日本人とキリスト教:なぜ「信仰」に無関心なのか?

文化 歴史

日本ではキリスト教文化は肯定的なイメージで受け取られているが、信者数は総人口の1%にも満たない。その受容の歴史をたどりながら、日本人とキリスト教の関係を考える。

求められたのは日本を発展させるための「教え」

19世紀後半になって禁教が解かれ、再び日本でキリスト教宣教が可能になると、今度はプロテスタントの宣教師も大勢日本にやって来た。しかし、急激に政治体制を変化させて近代化を急いだ当時の日本で、人々が宣教師から期待したのは、あくまでも外国の知識や言語を教えてもらうことであった。宣教師の側も学問や語学の教育を日本人への布教のきっかけに利用しようとしたので、両者のニーズは一致した。だが、とにかく近代化に焦っていた当時の日本人にとって、キリスト教は国を開化・発展させるための手段に他ならず、それはあくまでも「西洋の文化」「他人の文化」でしかなかった。

かつては、ポルトガル語音訳から「キリシタン」と呼ばれていたその宗教は、19世紀末頃から、Christianityという英語の日本語訳として「キリスト教」と呼ばれるようになった。そして、churchは「教会」、missionは「宣教」、martyrは「殉教者」と訳されるようになった。religionに「宗教」という訳語が当てられ、日本語として定着するようになったのもほぼ同時期である。すなわち、これらいずれの訳語においても「教」の字が採用され、teachingやinstructionといったニュアンスが強調されるようになったのである。こうしたところからも、近現代の日本人が「キリスト教」および「宗教」全般に何を求めたのかが推察できる。
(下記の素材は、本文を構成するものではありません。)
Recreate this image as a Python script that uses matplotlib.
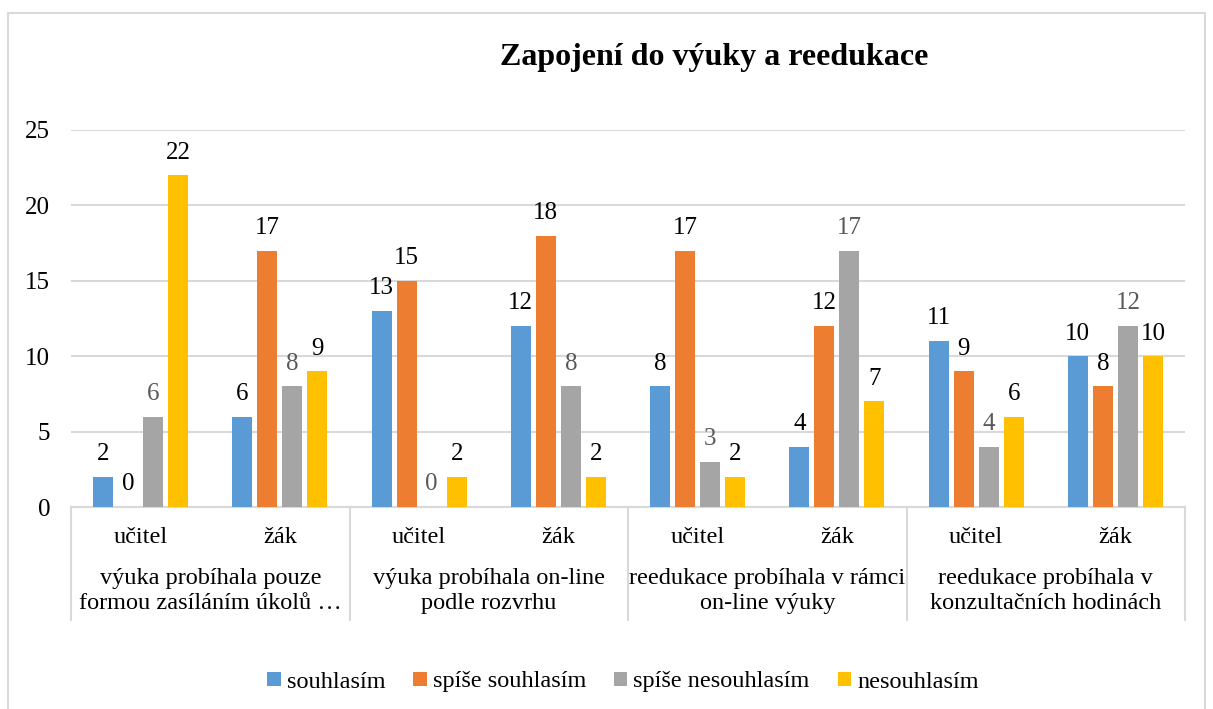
import numpy as np
import matplotlib
matplotlib.use('Agg')
import matplotlib.pyplot as plt
from matplotlib.patches import Rectangle
import matplotlib.transforms as mtransforms

plt.rcParams['font.family'] = ['Liberation Serif', 'DejaVu Serif']

#%% data
groups = ['výuka probíhala pouze\nformou zasíláním úkolů …',
          'výuka probíhala on-line\npodle rozvrhu',
          'reedukace probíhala v rámci\non-line výuky',
          'reedukace probíhala v\nkonzultačních hodinách']
subcats = ['učitel', 'žák'] * 4

series = ['souhlasím', 'spíše souhlasím', 'spíše nesouhlasím', 'nesouhlasím']
souhlasim = [2, 6, 13, 12, 8, 4, 11, 10]
spise_souhlasim = [0, 17, 15, 18, 17, 12, 9, 8]
spise_nesouhlasim = [6, 8, 0, 8, 3, 17, 4, 12]
nesouhlasim = [22, 9, 2, 2, 2, 7, 6, 10]
values = [souhlasim, spise_souhlasim, spise_nesouhlasim, nesouhlasim]

colors = ['#5B9BD5', '#ED7D31', '#A5A5A5', '#FFC000']
label_colors = ['#000000', '#000000', '#595959', '#000000']
grid_color = '#D9D9D9'

#%% figure
fig = plt.figure(figsize=(12.13, 7.09), dpi=100)
ax = fig.add_axes([71/1213, 1 - 507/709, 1114/1213, 377/709])

x = np.arange(len(subcats))
step = 0.18
width = 0.144
for i, (name, vals) in enumerate(zip(series, values)):
    pos = x + (i - 1.5) * step
    ax.bar(pos, vals, width=width, color=colors[i], label=name, zorder=3)
    for px, v in zip(pos, vals):
        ax.annotate(str(v), (px, v), xytext=(0, 12), textcoords='offset points',
                    ha='center', va='baseline', fontsize=18, color=label_colors[i])

ax.set_xlim(-0.5, len(subcats) - 0.5)
ax.set_ylim(0, 25)
ax.set_yticks(range(0, 26, 5))
ax.yaxis.grid(True, color=grid_color, linewidth=1.5, zorder=0)
ax.set_axisbelow(True)
ax.tick_params(axis='y', length=0, labelsize=18, pad=15)
ax.set_xticks([])
for s in ['top', 'right', 'left']:
    ax.spines[s].set_visible(False)
ax.spines['bottom'].set_color(grid_color)
ax.spines['bottom'].set_linewidth(1.5)

# multi-level category axis
trans = mtransforms.blended_transform_factory(ax.transData, ax.transAxes)
for xi, lab in zip(x, subcats):
    ax.text(xi, -0.08, lab, transform=trans, ha='center', va='center', fontsize=17.5)
for g, lab in enumerate(groups):
    ax.text(2 * g + 0.5, -0.222, lab, transform=trans, ha='center', va='center',
            fontsize=17.5, linespacing=1.25)
for b in np.arange(-0.5, len(subcats), 2):
    ax.plot([b, b], [0, -0.30], transform=trans, color=grid_color, linewidth=1.5,
            clip_on=False)

# title
fig.text(714/1213, 1 - 57/709, 'Zapojení do výuky a reedukace', ha='center', va='center',
         fontsize=23, fontweight='bold')

# legend
ax.legend(loc='center', bbox_to_anchor=(623/1213, 1 - 682/709), bbox_transform=fig.transFigure,
          ncol=4, frameon=False, fontsize=17.5, handlelength=0.55, handleheight=0.55,
          handletextpad=0.25, columnspacing=1.15)

# outer chart border
fig.patches.append(Rectangle((8/1213, -0.05), 1197/1213, 1.05 - 13/709,
                             transform=fig.transFigure, fill=False,
                             edgecolor=grid_color, linewidth=1.5))

fig.savefig('out.png', dpi=100)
当時の日本の知識人の中には、欧米諸国はキリスト教によって国民の道徳を維持して国を発展させていると考え、日本も彼らに追いつくにはキリスト教を採用するのが得策だと主張する者もいた。日本の有名大学の一つである早稲田大学の創設者・大隈重信(1838〜1922)も、キリスト教を道徳的な教化の手段としては評価したのだが、それでも最終的には「怪談奇談」、つまり単なるフィクションのようなものとしか見なさなかった。当時の日本人が求めたのは、日本を開化し発展させるための現実的な「教え」であり、キリスト教は「道徳」や「教育」など限られた角度からのみ利用される傾向が強かったのである。

ただし、日本人とキリスト教の付き合いは、実はまだかなり短い。すでに述べたように、日本にイエズス会がやって来たのは1549年であるが、わずか60年ほどで禁教時代に入り、それからの約260年間は信仰が厳しく禁じられた。19世紀後半からはプロテスタントやロシア正教会も日本に入ってきたが、日露戦争や第2次世界大戦の影響で「西洋の宗教」は再び弾圧された。日本で真の意味での「信教の自由」が保障されるようになったのは、戦後新しい憲法が施行された1947年からのことである。こうしてみると、これまで日本の庶民がキリスト教と接してきた期間は、実質的にはせいぜい150年程度にすぎないとも言える。日本人が落ち着いてキリスト教について考え始めるのは、むしろこれからなのかもしれない。